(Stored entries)

————

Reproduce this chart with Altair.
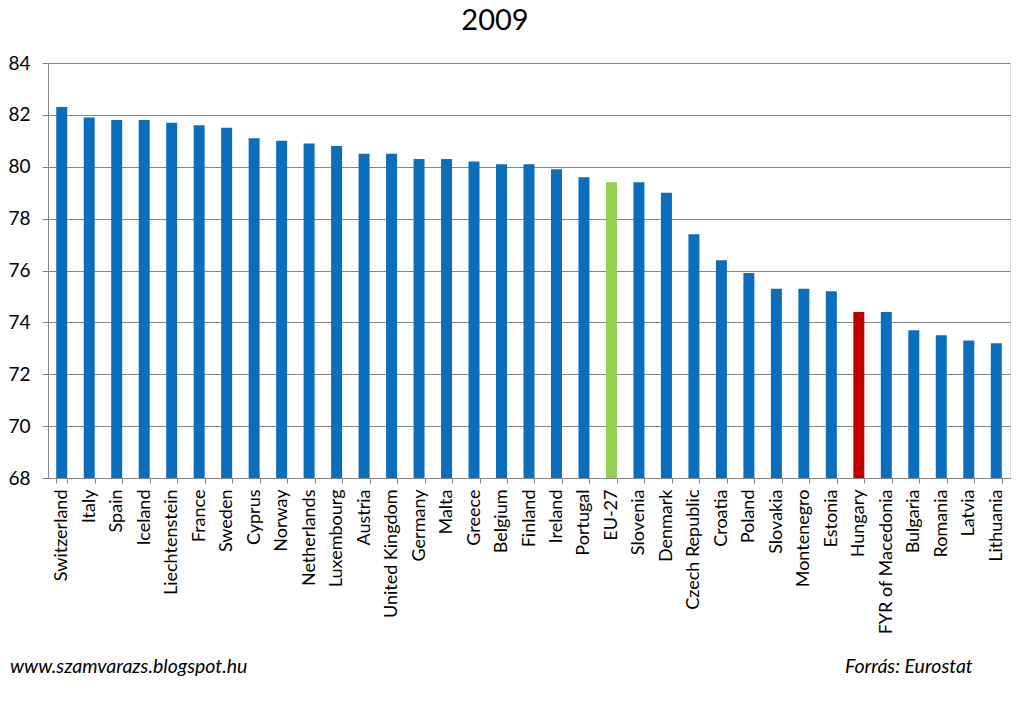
import altair as alt
import pandas as pd

countries = ["Switzerland", "Italy", "Spain", "Iceland", "Liechtenstein", "France", "Sweden",
             "Cyprus", "Norway", "Netherlands", "Luxembourg", "Austria", "United Kingdom",
             "Germany", "Malta", "Greece", "Belgium", "Finland", "Ireland", "Portugal", "EU-27",
             "Slovenia", "Denmark", "Czech Republic", "Croatia", "Poland", "Slovakia",
             "Montenegro", "Estonia", "Hungary", "FYR of Macedonia", "Bulgaria", "Romania",
             "Latvia", "Lithuania"]
values = [82.3, 81.9, 81.8, 81.8, 81.7, 81.6, 81.5, 81.1, 81.0, 80.9, 80.8, 80.5, 80.5,
          80.3, 80.3, 80.2, 80.1, 80.1, 79.9, 79.6, 79.4, 79.4, 79.0, 77.4, 76.4, 75.9,
          75.3, 75.3, 75.2, 74.4, 74.4, 73.7, 73.5, 73.3, 73.2]
groups = ["EU-27" if c == "EU-27" else ("Hungary" if c == "Hungary" else "other") for c in countries]
y_ticks = [68, 70, 72, 74, 76, 78, 80, 82, 84]

footer_left = ["www.szamvarazs.blogspot.hu"]
footer_right = ["Forrás: Eurostat"]

df = pd.DataFrame({"country": countries, "value": values, "group": groups})

FONT = "Lato"

bars = alt.Chart(df).mark_bar().encode(
    x=alt.X("country:N", sort=countries, title=None,
            scale=alt.Scale(paddingInner=0.6, paddingOuter=0.3),
            axis=alt.Axis(labelAngle=-90, labelFontSize=18, labelFont=FONT, labelColor="black",
                          labelPadding=6, tickBand="extent", tickSize=5, tickColor="#868686",
                          domainColor="#868686", labelLimit=200)),
    y=alt.Y("value:Q", title=None,
            scale=alt.Scale(domain=[68, 84], nice=False, zero=False),
            axis=alt.Axis(values=y_ticks, labelFontSize=19, labelFont=FONT, labelColor="black",
                          labelPadding=12, tickSize=6, tickColor="#868686", domainColor="#868686",
                          gridColor="#868686", gridWidth=1)),
    y2=alt.datum(68),
    color=alt.Color("group:N", legend=None,
                    scale=alt.Scale(domain=["other", "EU-27", "Hungary"],
                                    range=["#0A6EBD", "#92D050", "#C00000"])),
)

left_txt = alt.Chart(pd.DataFrame({"t": footer_left})).mark_text(
    font=FONT, fontSize=19.5, fontStyle="italic", align="left", baseline="alphabetic", color="black"
).encode(text="t:N", x=alt.value(10 - 48), y=alt.value(673 - 63))

right_txt = alt.Chart(pd.DataFrame({"t": footer_right})).mark_text(
    font=FONT, fontSize=19.5, fontStyle="italic", align="left", baseline="alphabetic", color="black"
).encode(text="t:N", x=alt.value(845 - 48), y=alt.value(673 - 63))

chart = alt.layer(bars, left_txt, right_txt).properties(
    width=962, height=415,
    title=alt.TitleParams("2009", fontSize=29, font=FONT, fontWeight="normal", color="black",
                          anchor="middle", dx=-34, offset=18),
    autosize=alt.AutoSizeParams(type="none"),
    padding={"left": 40, "top": 55, "right": 6, "bottom": 216},
).configure_view(stroke=None).configure(background="white")

chart.save("out.html", embed_options={"renderer": "svg", "actions": False})
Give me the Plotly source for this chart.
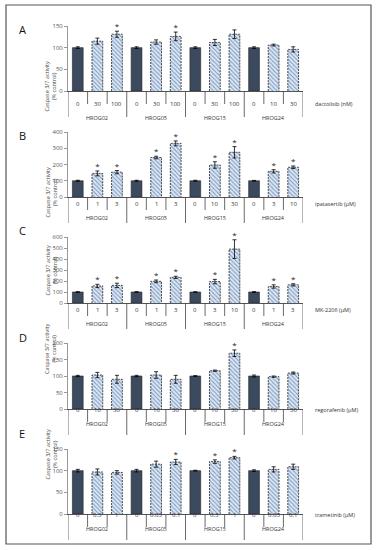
import plotly.graph_objects as go

W, H = 377, 550

groups = ["HROG02", "HROG05", "HROG15", "HROG24"]

panel_letters = ["A", "B", "C", "D", "E"]
drugs = ["dactolisib (nM)", "ipatasertib (μM)", "MK-2206 (μM)", "regorafenib (μM)", "trametinib (μM)"]

doses_A = ["0", "30", "100", "0", "30", "100", "0", "30", "100", "0", "10", "30"]
doses_B = ["0", "1", "3", "0", "1", "3", "0", "10", "30", "0", "3", "10"]
doses_C = ["0", "1", "3", "0", "1", "3", "0", "3", "10", "0", "1", "3"]
doses_D = ["0", "10", "30", "0", "10", "30", "0", "10", "30", "0", "10", "30"]
doses_E = ["0", "0.3", "1", "0", "0.03", "0.1", "0", "0.3", "1", "0", "0.03", "0.1"]

values_A = [100, 115, 131, 100, 113, 126, 100, 112, 131, 100, 106, 96]
values_B = [100, 145, 153, 100, 243, 330, 100, 197, 275, 100, 158, 183]
values_C = [100, 155, 160, 100, 197, 233, 100, 195, 490, 100, 150, 165]
values_D = [100, 103, 90, 100, 103, 90, 100, 116, 169, 100, 98, 109]
values_E = [100, 97, 96, 100, 115, 120, 100, 121, 130, 100, 103, 109]

errors_A = [2, 7, 7, 2, 5, 10, 2, 7, 10, 2, 2, 6]
errors_B = [3, 15, 10, 3, 8, 15, 3, 20, 35, 2, 10, 8]
errors_C = [3, 15, 20, 3, 12, 10, 2, 20, 85, 3, 15, 10]
errors_D = [2, 8, 12, 2, 10, 12, 1, 2, 10, 3, 2, 3]
errors_E = [3, 7, 4, 3, 7, 6, 1, 4, 3, 2, 6, 6]

signif_A = [0, 0, 1, 0, 0, 1, 0, 0, 0, 0, 0, 0]
signif_B = [0, 1, 1, 0, 1, 1, 0, 1, 1, 0, 1, 1]
signif_C = [0, 1, 1, 0, 1, 1, 0, 1, 1, 0, 1, 1]
signif_D = [0, 0, 0, 0, 0, 0, 0, 0, 1, 0, 0, 0]
signif_E = [0, 0, 0, 0, 0, 1, 0, 1, 1, 0, 0, 0]

ymax = [150, 400, 600, 200, 150]
ydtick = [50, 100, 100, 50, 50]

doses = [doses_A, doses_B, doses_C, doses_D, doses_E]
values = [values_A, values_B, values_C, values_D, values_E]
errors = [errors_A, errors_B, errors_C, errors_D, errors_E]
signif = [signif_A, signif_B, signif_C, signif_D, signif_E]

# layout geometry (pixels)
axis_top_px = [26, 132, 237, 343, 449]
axis_zero_px = [91, 197, 303, 409, 514]
x_left_px, x_right_px = 68, 303
BAR_W = 0.55

DARK = "#3c4a5f"
LIGHT = "#dde7f3"
HATCH = "#7f9cc4"
FONT = "Open Sans"


def py(p):
    return 1 - p / H


def px(p):
    return p / W


fig = go.Figure()
shapes = []
annotations = []
layout_axes = {}

n = 12
xs = list(range(n))
for i in range(5):
    ax = "" if i == 0 else str(i + 1)
    xref = "x" + ax
    yref = "y" + ax
    ctrl_idx = [k for k in xs if k % 3 == 0]
    trt_idx = [k for k in xs if k % 3 != 0]
    fig.add_trace(go.Bar(
        x=ctrl_idx, y=[values[i][k] for k in ctrl_idx],
        error_y=dict(type="data", array=[errors[i][k] for k in ctrl_idx],
                     color="black", thickness=0.8, width=2),
        marker=dict(color=DARK, line=dict(color="#222", width=0.6)),
        width=BAR_W, xaxis=xref, yaxis=yref, showlegend=False))
    fig.add_trace(go.Bar(
        x=trt_idx, y=[values[i][k] for k in trt_idx],
        error_y=dict(type="data", array=[errors[i][k] for k in trt_idx],
                     color="black", thickness=0.8, width=2),
        marker=dict(color=LIGHT, line=dict(width=0),
                    pattern=dict(shape="\\", fgcolor=HATCH, bgcolor=LIGHT,
                                 size=3, solidity=0.35)),
        width=BAR_W, xaxis=xref, yaxis=yref, showlegend=False))
    # dashed outline of the treated bars, following the bar values
    ox, oy = [], []
    for k in trt_idx:
        v = values[i][k]
        ox += [k - BAR_W / 2, k - BAR_W / 2, k + BAR_W / 2, k + BAR_W / 2, None]
        oy += [0, v, v, 0, None]
    fig.add_trace(go.Scatter(
        x=ox, y=oy, mode="lines",
        line=dict(color="#2a2a2a", width=0.8, dash="2px,1px"),
        xaxis=xref, yaxis=yref, showlegend=False, hoverinfo="skip"))
    sx = [k for k in xs if signif[i][k]]
    fig.add_trace(go.Scatter(
        x=sx, y=[values[i][k] + errors[i][k] for k in sx],
        mode="text", text=["*"] * len(sx), textposition="top center",
        textfont=dict(size=8, color="#222", family=FONT),
        xaxis=xref, yaxis=yref, showlegend=False, cliponaxis=False))

    zero = axis_zero_px[i]
    top = axis_top_px[i]
    layout_axes["xaxis" + ax] = dict(
        domain=[px(x_left_px), px(x_right_px)], range=[-0.5, 11.5],
        showticklabels=False, ticks="", showgrid=False, zeroline=False,
        showline=True, linecolor="#555", linewidth=1, anchor=yref,
        fixedrange=True, automargin=False)
    layout_axes["yaxis" + ax] = dict(
        domain=[py(zero), py(top)], range=[0, ymax[i]], dtick=ydtick[i],
        showgrid=False, zeroline=False, showline=True, linecolor="#999",
        linewidth=1, ticks="outside", ticklen=3, tickcolor="#999",
        tickfont=dict(size=6, color="#555", family=FONT),
        anchor=xref, fixedrange=True, automargin=False)

    # table lines
    for b in range(n + 1):
        xb = b - 0.5
        long_line = (b % 3 == 0)
        shapes.append(dict(type="line", xref=xref, yref="paper",
                           x0=xb, x1=xb, y0=py(zero),
                           y1=py(zero + (26 if long_line else 13)),
                           line=dict(color="#444", width=0.8)))
    for k in xs:
        annotations.append(dict(xref=xref, yref="paper", x=k, y=py(zero + 7),
                                text=doses[i][k], showarrow=False,
                                font=dict(size=6, color="#333", family=FONT)))
    for g, name in enumerate(groups):
        annotations.append(dict(xref=xref, yref="paper", x=3 * g + 1, y=py(zero + 21),
                                text=name, showarrow=False,
                                font=dict(size=5.5, color="#333", family=FONT)))
    annotations.append(dict(xref="paper", yref="paper", x=px(313), y=py(zero + 7),
                            xanchor="left", text=drugs[i], showarrow=False,
                            font=dict(size=5.5, color="#333", family=FONT)))
    annotations.append(dict(xref="paper", yref="paper", x=px(17), y=py(top - 6),
                            xanchor="left", text=panel_letters[i], showarrow=False,
                            font=dict(size=11, color="#111", family=FONT)))
    annotations.append(dict(xref="paper", yref="paper", x=px(41), y=py((zero + top) / 2),
                            text="Caspase 3/7 activity<br>(% control)", textangle=-90,
                            showarrow=False,
                            font=dict(size=5.5, color="#444", family=FONT)))

shapes.append(dict(type="rect", xref="paper", yref="paper",
                   x0=px(6), x1=px(371), y0=py(544), y1=py(5),
                   line=dict(color="#555", width=1.2)))

fig.update_layout(template="none", width=W, height=H,
                  margin=dict(l=0, r=0, t=0, b=0, pad=0, autoexpand=False),
                  paper_bgcolor="white", plot_bgcolor="white",
                  barmode="overlay", shapes=shapes, annotations=annotations,
                  font=dict(family=FONT), hovermode=False, **layout_axes)

fig.write_html("out.html", config={"displayModeBar": False, "staticPlot": True},
               post_script="document.body.style.margin='0';document.body.style.overflow='hidden';")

————

_Instructions for the task_.
Report every line in the data above in which the word "this" appears.

_Final result_.
Reproduce this chart with Altair.
Give me the Plotly source for this chart.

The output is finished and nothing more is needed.